Records with drawing code:
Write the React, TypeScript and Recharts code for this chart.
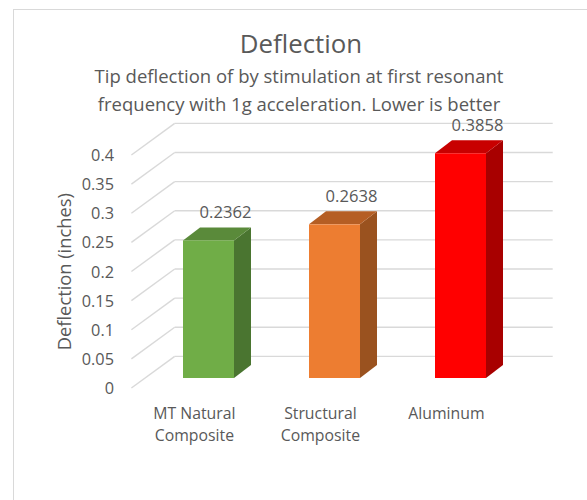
import React from 'react';
import { BarChart, Bar, XAxis, YAxis, CartesianGrid, LabelList } from 'recharts';

const categories = ['MT Natural Composite', 'Structural Composite', 'Aluminum'];
const labelLines = [['MT Natural', 'Composite'], ['Structural', 'Composite'], ['Aluminum']];
const deflection = [0.2362, 0.2638, 0.3858];
const yTicks = [0, 0.05, 0.1, 0.15, 0.2, 0.25, 0.3, 0.35, 0.4];

const data = categories.map((name, i) => ({ name, value: deflection[i] }));

const W = 587;
const H = 500;
const FONT = '"Open Sans", sans-serif';
const TEXT = '#595959';
const GRID = '#d9d9d9';

// oblique offsets relative to the plane the bars stand in
const FRONT = { dx: -13.6, dy: 10 };
const BACK = { dx: 29.7, dy: -21.6 };
const DEPTH = { dx: 17, dy: 13 };

const faces = [
  { front: '#70AD47', top: '#5A8A3A', side: '#4A7530' },
  { front: '#ED7D31', top: '#B55E24', side: '#9A521F' },
  { front: '#FF0000', top: '#C80000', side: '#A80000' },
];

const Bar3D = (p: any) => {
  const { x, y, width: w, height: h } = p;
  const c = faces[categories.indexOf(p.payload?.name)] ?? faces[0];
  const { dx, dy } = DEPTH;
  return (
    <g>
      <polygon points={`${x + w},${y} ${x + w + dx},${y - dy} ${x + w + dx},${y + h - dy} ${x + w},${y + h}`} fill={c.side} />
      <polygon points={`${x},${y} ${x + dx},${y - dy} ${x + w + dx},${y - dy} ${x + w},${y}`} fill={c.top} />
      <rect x={x} y={y} width={w} height={h} fill={c.front} />
    </g>
  );
};

const gridLine = (p: any) => {
  const { x1, x2, y1 } = p;
  return (
    <g key={`grid-${p.index}-${y1}`}>
      <line x1={x1 + FRONT.dx} y1={y1 + FRONT.dy} x2={x1 + BACK.dx} y2={y1 + BACK.dy} stroke={GRID} strokeWidth={1.4} />
      <line x1={x1 + BACK.dx} y1={y1 + BACK.dy} x2={x2 + BACK.dx} y2={y1 + BACK.dy} stroke={GRID} strokeWidth={1.4} />
    </g>
  );
};

const YTick = (p: any) => (
  <text x={114} y={p.y + FRONT.dy + 6} textAnchor="end" fontFamily={FONT} fontSize={16.3} fill={TEXT}>
    {String(p.payload.value)}
  </text>
);

const XTick = (p: any) => {
  const lines = labelLines[categories.indexOf(p.payload.value)] ?? [];
  const x = p.x + FRONT.dx;
  return (
    <g>
      {lines.map((l, i) => (
        <text key={i} x={x} y={419.3 + i * 21.6} textAnchor="middle" fontFamily={FONT} fontSize={15.8} fill={TEXT}>
          {l}
        </text>
      ))}
    </g>
  );
};

const ValueLabel = (p: any) => {
  const vb = p.viewBox ?? p;
  const x = (vb.x ?? p.x) + (vb.width ?? p.width) / 2 + DEPTH.dx;
  const y = (vb.y ?? p.y) - DEPTH.dy - 9;
  return (
    <text x={x} y={y} textAnchor="middle" fontFamily={FONT} fontSize={16.6} fill={TEXT}>
      {p.value}
    </text>
  );
};

export default function App() {
  return (
    <div style={{ position: 'absolute', left: 0, top: 0, width: W, height: H, background: '#fff' }}>
      <BarChart width={W} height={H} data={data} margin={{ top: 145, right: 64, bottom: 0, left: 0 }}>
        <CartesianGrid vertical={false} horizontal={gridLine} />
        <XAxis dataKey="name" axisLine={false} tickLine={false} interval={0} height={122} tick={XTick} />
        <YAxis domain={[0, 0.4]} ticks={yTicks} axisLine={false} tickLine={false} interval={0} width={145} tick={YTick} />
        <Bar dataKey="value" barSize={51} isAnimationActive={false} shape={Bar3D}>
          <LabelList dataKey="value" content={ValueLabel} />
        </Bar>
      </BarChart>
      <svg width={W} height={H} style={{ position: 'absolute', left: 0, top: 0, pointerEvents: 'none' }}>
        <line x1={13} y1={9.5} x2={W} y2={9.5} stroke={GRID} strokeWidth={1} />
        <line x1={13.5} y1={9.5} x2={13.5} y2={H} stroke={GRID} strokeWidth={1} />
        <text x={301} y={53.3} textAnchor="middle" fontFamily={FONT} fontSize={25.8} fill={TEXT}>Deflection</text>
        <text x={299} y={83.3} textAnchor="middle" fontFamily={FONT} fontSize={18.5} fill={TEXT}>
          Tip deflection of by stimulation at first resonant
        </text>
        <text x={299} y={110.5} textAnchor="middle" fontFamily={FONT} fontSize={18.5} fill={TEXT}>
          frequency with 1g acceleration. Lower is better
        </text>
        <text x={71} y={271.7} transform="rotate(-90, 71, 271.7)" textAnchor="middle" fontFamily={FONT} fontSize={18.3} fill={TEXT}>
          Deflection (inches)
        </text>
      </svg>
    </div>
  );
}
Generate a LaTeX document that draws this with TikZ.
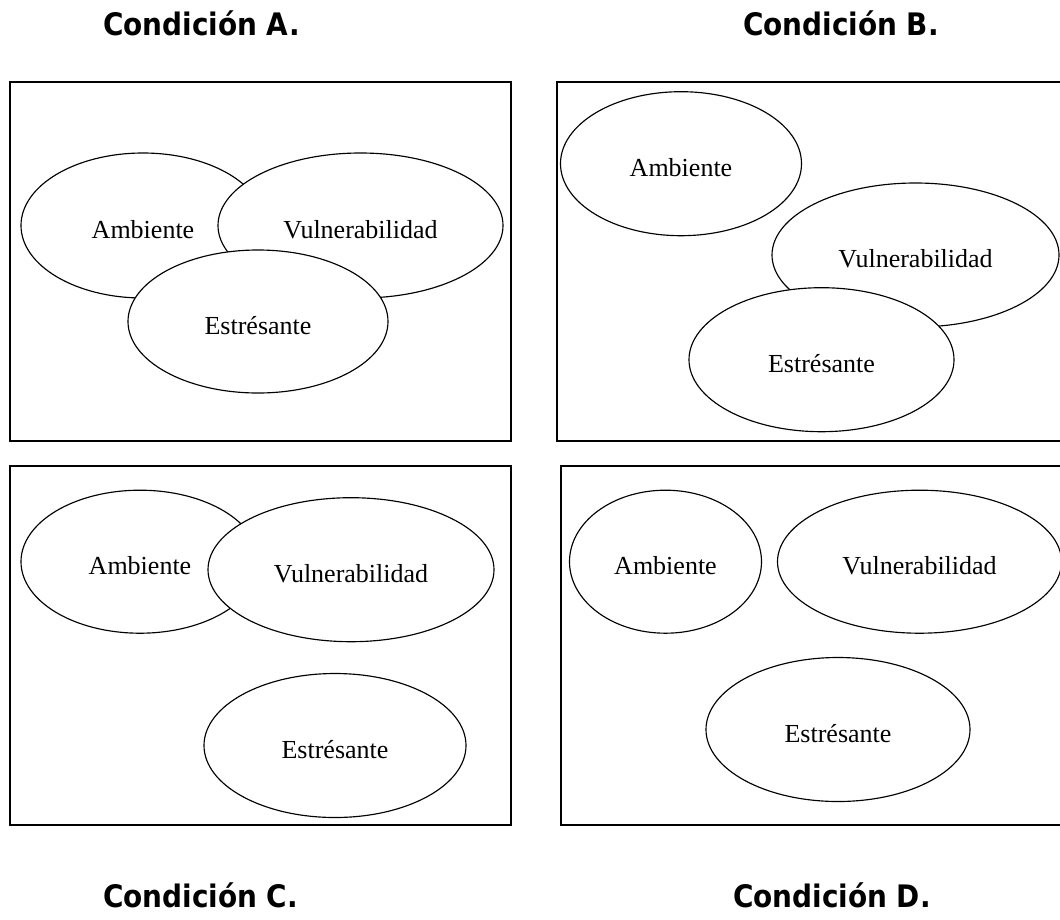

__Exercise brief__: Restate each line from the start of the listing through the line bearing "dx: 17, dy: 13" word for word. Drop the pictures.

__Response for this exercise__:
Write the React, TypeScript and Recharts code for this chart.
import React from 'react';
import { BarChart, Bar, XAxis, YAxis, CartesianGrid, LabelList } from 'recharts';

const categories = ['MT Natural Composite', 'Structural Composite', 'Aluminum'];
const labelLines = [['MT Natural', 'Composite'], ['Structural', 'Composite'], ['Aluminum']];
const deflection = [0.2362, 0.2638, 0.3858];
const yTicks = [0, 0.05, 0.1, 0.15, 0.2, 0.25, 0.3, 0.35, 0.4];

const data = categories.map((name, i) => ({ name, value: deflection[i] }));

const W = 587;
const H = 500;
const FONT = '"Open Sans", sans-serif';
const TEXT = '#595959';
const GRID = '#d9d9d9';

// oblique offsets relative to the plane the bars stand in
const FRONT = { dx: -13.6, dy: 10 };
const BACK = { dx: 29.7, dy: -21.6 };
const DEPTH = { dx: 17, dy: 13 };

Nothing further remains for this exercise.